Usually, I think people apply this thought to difficult people in their lives. The prayer helps us learn to let go of attempts to control other people’s behavior — attempts that are utterly fruitless.

Because we can only control one thing in this world, and that is our own minds.

Saying the Serenity Prayer recently, it struck me that there are so many ways freelance writers can get off-track thinking and worrying about things they can’t control.

Things like:

  • The global economic downturn
  • The economic slump in your town
  • The stiff competition
  • Your age (“too young” or “too old”)
  • A lack of impressive writing samples

I wish I had a dime for every writer who’s told me they can’t possibly earn a good living as a freelancer because of one of those stumbling blocks above, so I could retire now.

I hear this chatter day in and out:

“You know, I just can’t charge professional rates. The economy in my small town is still really slow.”

“I can’t see the point of trying to be a healthcare copywriter when there are already so many!
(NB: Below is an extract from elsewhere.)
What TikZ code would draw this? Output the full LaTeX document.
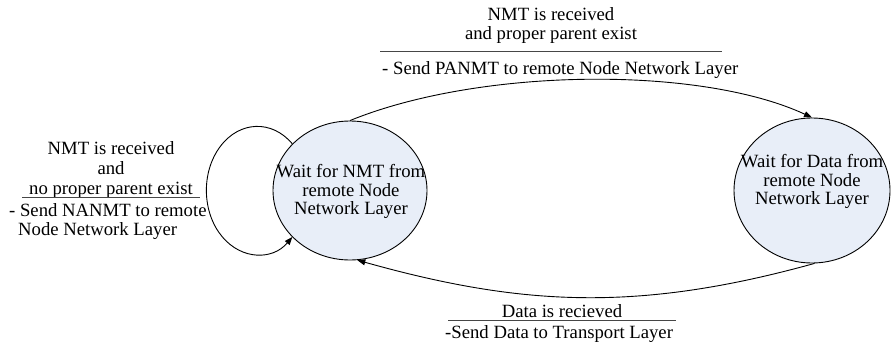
\documentclass[tikz,border=0pt]{standalone}
\usepackage{fontspec}
\setmainfont{Liberation Serif}
\usetikzlibrary{arrows.meta,shapes.geometric}
\definecolor{statefill}{RGB}{232,238,248}
\definecolor{rulegray}{RGB}{70,70,70}

\begin{document}
\begin{tikzpicture}[x=1pt,y=-1pt,
  state/.style={ellipse,draw,line width=0.9pt,fill=statefill,inner sep=0pt},
  lbl/.style={font=\fontsize{18.7}{18.5}\selectfont,inner sep=0pt,align=center},
  lbll/.style={font=\fontsize{18.7}{18.5}\selectfont,inner sep=0pt,align=left},
  trans/.style={draw,line width=0.9pt,-{Triangle[length=8pt,width=6pt]}},
  rulebar/.style={draw,line width=0.9pt,rulegray}]
\useasboundingbox (0,0) rectangle (891,342);

% states
\node[state,minimum width=154pt,minimum height=139pt] (L) at (350,190.5) {};
\node[state,minimum width=156pt,minimum height=145pt] (R) at (812,190.5) {};
\node[lbl] (Ltext) at (351,191.5) {Wait for NMT from\\remote Node\\Network Layer};
\node[lbl] (Rtext) at (812,181.5) {Wait for Data from\\remote Node\\Network Layer};

% self loop on the first state
\draw[trans] (L.141) arc[start angle=-46.7, end angle=-313.3, x radius=51, y radius=64];

% first state -> second state
\draw[trans] (L.north) .. controls +(130,-53) and +(-112,-52) .. (R.north);

% second state -> first state
\draw[trans] (R.272) .. controls +(-177,49) and +(164,46) .. (L.276);

% label of the self loop
\node[lbl] (loopcond) at (111,169.6) {NMT is received\\[1.5pt]and\\[1.5pt]no proper parent exist};
\draw[rulebar] (22,197.3) -- (200,197.3);
\node[lbll,anchor=west] (loopact) at (9,221.4) {- Send NANMT to remote\\\hspace{9pt}Node Network Layer};

% label of the upper transition
\node[lbl] (topcond) at (551,25.6) {NMT is received\\and proper parent exist};
\draw[rulebar] (380,51.7) -- (722,51.7);
\node[lbl,anchor=west] (topact) at (382,69.6) {- Send PANMT to remote Node Network Layer};

% label of the lower transition
\node[lbl] (botcond) at (562,311.6) {Data is recieved};
\draw[rulebar] (448,320) -- (676,320);
\node[lbl,anchor=west] (botact) at (445,333.6) {-Send Data to Transport Layer};
\end{tikzpicture}
\end{document}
My local healthcare writers’ association has 800 members alone.”

Obsessing on circumstances we can’t do anything about takes the focus off what we can do to move forward.

Instead of thinking “limited pie and not enough slices to go around,” change your mindset to envision an ever-expanding marketplace where writers can tap into pent-up market demand for writing services.

No matter your age or career point, somewhere in the market there is a client who would love to have your help.

But to make it happen, you have to put your focus where it’s productive. You have to gather every drop of your energy and use it all to take the steps that are within your power.

What’s happening doesn’t matter

For one more insight into how the Serenity Prayer could transform your freelance career, let me share a recent event in my life:

I took my daughter to the drop-off for a three-day outdoor education trip. More than 100 fourth graders were gathering in the gym with their sleeping bags and duffels, getting ready for this highly anticipated event, which parents fundraise for all year.

Most of the kids looked happy and excited, as you’d expect. They were meeting their counselors, putting on their cabin’s bandannas, and chattering with friends.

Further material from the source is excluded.